**AVAILABLE DATA:**
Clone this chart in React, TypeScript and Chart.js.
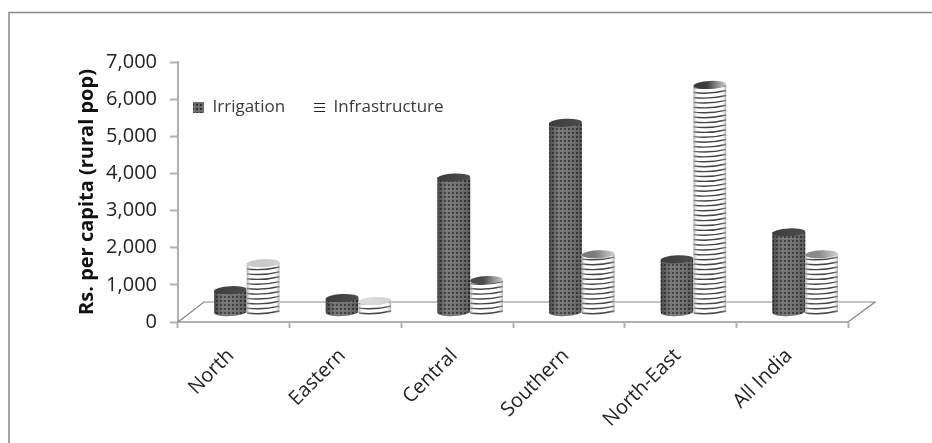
import React, { useEffect, useRef } from "react";
import { Chart, registerables } from "chart.js";

Chart.register(...registerables);

const categories = ["North", "Eastern", "Central", "Southern", "North-East", "All India"];
const irrigation = [590, 375, 3620, 5095, 1420, 2145];
const infrastructure = [1315, 295, 860, 1555, 6115, 1555];
const seriesNames = ["Irrigation", "Infrastructure"];
const yTitle = "Rs. per capita (rural pop)";
const infraCapShades = ["#c9c9c9", "#dcdcdc", "#4a4a4a", "#7a7a7a", "#3c3c3c", "#8a8a8a"];

const FONT = "'Open Sans', Lato, sans-serif";
const DEPTH_X = 26;
const DEPTH_Y = 20;
const SHIFT_X = 13 / 111.7;
const LIFT = 268;

function makePattern(size: number, paint: (c: CanvasRenderingContext2D) => void) {
  const cv = document.createElement("canvas");
  cv.width = size;
  cv.height = size;
  const c = cv.getContext("2d")!;
  paint(c);
  return c.createPattern(cv, "repeat")!;
}

export default function App() {
  const ref = useRef<HTMLCanvasElement>(null);

  useEffect(() => {
    const dots = makePattern(4, (c) => {
      c.fillStyle = "#6a6a6a";
      c.fillRect(0, 0, 4, 4);
      c.fillStyle = "#333333";
      c.fillRect(0, 0, 2, 2);
      c.fillStyle = "#8c8c8c";
      c.fillRect(2, 2, 1, 1);
    });
    const lines = makePattern(4, (c) => {
      c.fillStyle = "#ffffff";
      c.fillRect(0, 0, 4, 4);
      c.fillStyle = "#222222";
      c.fillRect(0, 3, 4, 1);
    });

    const frame = {
      id: "frame",
      beforeDraw(chart: any) {
        const { ctx, width, height } = chart;
        ctx.save();
        ctx.fillStyle = "#ffffff";
        ctx.fillRect(0, 0, width, height);
        ctx.strokeStyle = "#868686";
        ctx.lineWidth = 1.5;
        ctx.beginPath();
        ctx.moveTo(9, height);
        ctx.lineTo(9, 12.5);
        ctx.lineTo(width, 12.5);
        ctx.stroke();
        ctx.restore();
      },
    };

    const placeLegend = {
      id: "placeLegend",
      afterLayout(chart: any) {
        const l = chart.legend;
        const w = l.width;
        const h = l.height;
        l.left = 164;
        l.right = 164 + w;
        l.top = 70;
        l.bottom = 70 + h;
      },
    };

    const floor = {
      id: "floor",
      beforeDatasetsDraw(chart: any) {
        const { ctx, scales } = chart;
        const y0 = scales.y.getPixelForValue(0);
        const l = scales.x.left;
        const r = scales.x.right;
        ctx.save();
        ctx.strokeStyle = "#868686";
        ctx.lineWidth = 1.2;
        ctx.beginPath();
        ctx.moveTo(l, y0);
        ctx.lineTo(l + DEPTH_X, y0 - DEPTH_Y);
        ctx.lineTo(r + DEPTH_X + 1, y0 - DEPTH_Y);
        ctx.lineTo(r, y0);
        ctx.stroke();
        ctx.restore();
      },
    };

    const cylinders = {
      id: "cylinders",
      afterDatasetsDraw(chart: any) {
        const { ctx } = chart;
        chart.data.datasets.forEach((_: any, d: number) => {
          chart.getDatasetMeta(d).data.forEach((bar: any, i: number) => {
            const { x, y, base, width } = bar;
            const left = x - width / 2;
            const right = x + width / 2;
            const ry = 4;
            const tilt = -0.05;
            ctx.save();
            ctx.fillStyle = "#ffffff";
            ctx.fillRect(left, y, width, base - y);
            ctx.beginPath();
            ctx.moveTo(left, y);
            ctx.lineTo(left, base);
            ctx.ellipse(x, base, width / 2, ry, tilt, Math.PI, 0, true);
            ctx.lineTo(right, y);
            ctx.closePath();
            ctx.clip();
            ctx.fillStyle = d === 0 ? dots : "#ffffff";
            ctx.fillRect(left - 1, y - 6, width + 2, base - y + 14);
            if (d === 1) {
              ctx.strokeStyle = "#2a2a2a";
              ctx.lineWidth = 1.4;
              for (let s = base + 1; s > y + 2; s -= 4.9) {
                ctx.beginPath();
                ctx.moveTo(left, s);
                ctx.quadraticCurveTo(x, s + 2, right, s - 2);
                ctx.stroke();
              }
            }
            const g = ctx.createLinearGradient(left, 0, right, 0);
            if (d === 0) {
              g.addColorStop(0, "rgba(0,0,0,0.4)");
              g.addColorStop(0.45, "rgba(255,255,255,0.06)");
              g.addColorStop(1, "rgba(0,0,0,0.2)");
            } else {
              g.addColorStop(0, "rgba(150,150,150,0.75)");
              g.addColorStop(0.14, "rgba(255,255,255,0.12)");
              g.addColorStop(0.85, "rgba(255,255,255,0.12)");
              g.addColorStop(1, "rgba(150,150,150,0.7)");
            }
            ctx.fillStyle = g;
            ctx.fillRect(left - 1, y - 6, width + 2, base - y + 14);
            ctx.restore();

            ctx.save();
            ctx.beginPath();
            ctx.ellipse(x, y, width / 2, ry, tilt, 0, Math.PI * 2);
            const cap = ctx.createLinearGradient(left, 0, right, 0);
            if (d === 0) {
              cap.addColorStop(0, "#3c3c3c");
              cap.addColorStop(1, "#4c4c4c");
            } else {
              cap.addColorStop(0, infraCapShades[i]);
              cap.addColorStop(0.4, infraCapShades[i]);
              cap.addColorStop(1, "#cfcfcf");
            }
            ctx.fillStyle = cap;
            ctx.fill();
            ctx.restore();
          });
        });
      },
    };

    const toPoints = (vals: number[]) => vals.map((v, i) => ({ x: i, y: v }));

    const chart = new Chart(ref.current!, {
      type: "bar",
      data: {
        labels: categories,
        datasets: [
          {
            label: seriesNames[0],
            data: toPoints(irrigation) as any,
            backgroundColor: dots,
            borderWidth: 0,
            xAxisID: "xDepth",
            yAxisID: "yDepth",
            categoryPercentage: 0.585,
            barPercentage: 1,
          },
          {
            label: seriesNames[1],
            data: toPoints(infrastructure) as any,
            backgroundColor: lines,
            borderWidth: 0,
            xAxisID: "xDepth",
            yAxisID: "yDepth",
            categoryPercentage: 0.585,
            barPercentage: 1,
          },
        ],
      },
      options: {
        responsive: false,
        animation: false,
        layout: { padding: { top: 6, right: 84, left: 0, bottom: 0 } },
        plugins: {
          title: { display: false },
          tooltip: { enabled: false },
          legend: {
            position: "top",
            align: "start",
            labels: {
              boxWidth: 11,
              boxHeight: 11,
              padding: 29,
              color: "#3a3a3a",
              font: { family: FONT, size: 17 },
            },
          },
        },
        scales: {
          x: {
            type: "category",
            position: "bottom",
            offset: true,
            afterFit(s: any) {
              s.height = 121;
            },
            grid: {
              offset: true,
              drawOnChartArea: false,
              tickLength: 6,
              tickColor: "#b0b0b0",
              tickWidth: 2,
            },
            border: { color: "#b0b0b0", width: 2 },
            ticks: {
              autoSkip: false,
              maxRotation: 45,
              minRotation: 45,
              padding: 16,
              labelOffset: -3,
              color: "#222222",
              font: { family: FONT, size: 20 },
            },
          },
          y: {
            type: "linear",
            position: "left",
            min: 0,
            max: 7000,
            afterFit(s: any) {
              s.width = 178;
            },
            grid: {
              drawOnChartArea: false,
              tickLength: 8,
              tickColor: "#b0b0b0",
              tickWidth: 2,
            },
            border: { color: "#b0b0b0", width: 2 },
            ticks: {
              stepSize: 1000,
              padding: 13,
              color: "#222222",
              font: { family: FONT, size: 20 },
              callback: (v: any) => Number(v).toLocaleString("en-US"),
            },
            title: {
              display: true,
              text: yTitle,
              color: "#111111",
              font: { family: FONT, size: 20, weight: "bold" },
              padding: { top: 75, bottom: 0 },
            },
          },
          xDepth: {
            type: "linear",
            display: false,
            position: "bottom",
            offset: false,
            min: -0.5 - SHIFT_X,
            max: 5.5 - SHIFT_X,
            grid: { offset: false },
          },
          yDepth: {
            type: "linear",
            display: false,
            position: "left",
            min: -LIFT,
            max: 7000 - LIFT,
          },
        },
      },
      plugins: [frame, placeLegend, floor, cylinders],
    } as any);
    return () => chart.destroy();
  }, []);

  return (
    <div style={{ position: "fixed", left: 0, top: 0, width: 932, height: 443 }}>
      <canvas ref={ref} width={932} height={443} style={{ display: "block" }} />
    </div>
  );
}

**PROBLEM DESCRIPTION:**
Give again, word for word, every line from the top of the data above to the line holding "Chart.register(...registerables);", inclusive, with the pictures left out.

**EXERCISE SOLUTION:**
Clone this chart in React, TypeScript and Chart.js.
import React, { useEffect, useRef } from "react";
import { Chart, registerables } from "chart.js";

Chart.register(...registerables);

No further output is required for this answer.